Kay A. Pentecost propagated the following meme:
> I understand how implementation inheritance works in other languages... but
> so far I don't see if or why VB's lacking it is so bad, because I'm still
> ignorant of a lot of OO things...
>
> I'd like to hear comments on either side... anyone have any?
(Note: I'm a Java hacker mostly, this is written from that prejudice. I'd
be especially interested in the point-of-view of someone who commonly uses
an object-system like CLOS, which uses generic functions instead of
message-passing)
Interface inheritance is the most important kind of inheritance. It's the
cornerstone of Polymorphism - the idea that objects can be treated alike
because they respond to the same messages.
Implementation inheritance is a convenient shortcut. It's saying "because
I'm inheriting the interface of my parent, it's most likely I want to
behave in mostly the same way, so I'll respond _the same way_ to these
messages unless I'm specifically told otherwise."
Implementation inheritance is convenient, but it comes with a number of
important shortcomings that you have to keep in mind. It is far less
flexible than pure interface inheritance, and it often ties you to the
details of your superclass's implementation, breaking encapsulation.
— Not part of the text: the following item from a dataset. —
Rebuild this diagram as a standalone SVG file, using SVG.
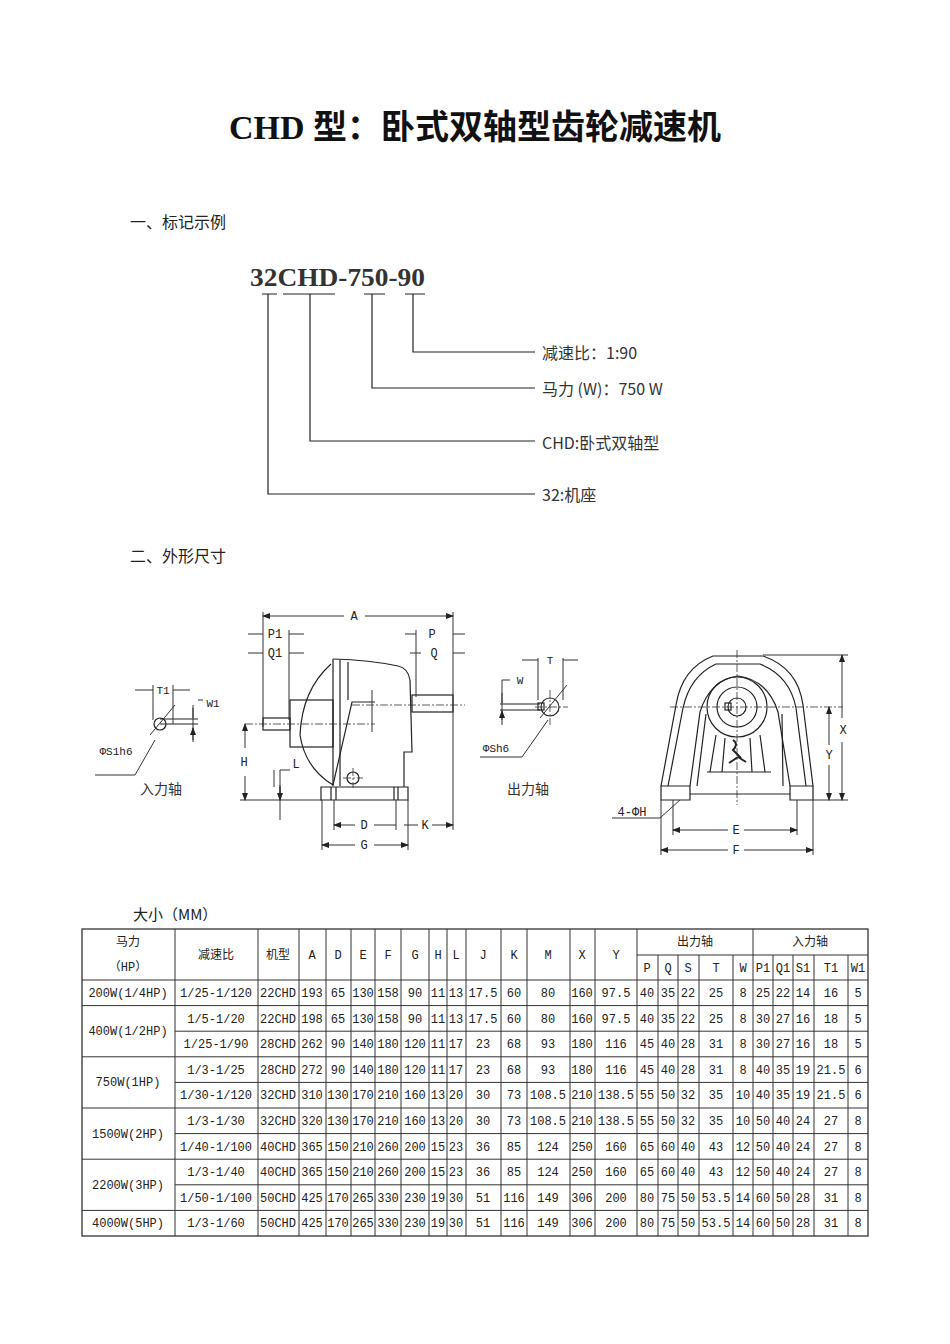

The other problem is that in most languages[1], an interface implies, but
_can not enforce_ a set of contracts that the class is expected to
obey. If you inherit an interface, your class is expected to be able to
polymorphically substitute for its superclass, so it needs to obey the
same contracts as its superclass. A subclass should be a _specialisation_
of the superclass, its behaviour a subset of the superclass's behaviour.
If that is not true, you shouldn't be inheriting its interface.
Sometimes, I think that it was a mistake to join implementation and
interface inheritance as closely as has been done. That said,
implementation inheritance has its place. It's not essential for OO,
but it does save a lot of typing (and duplication) in common cases.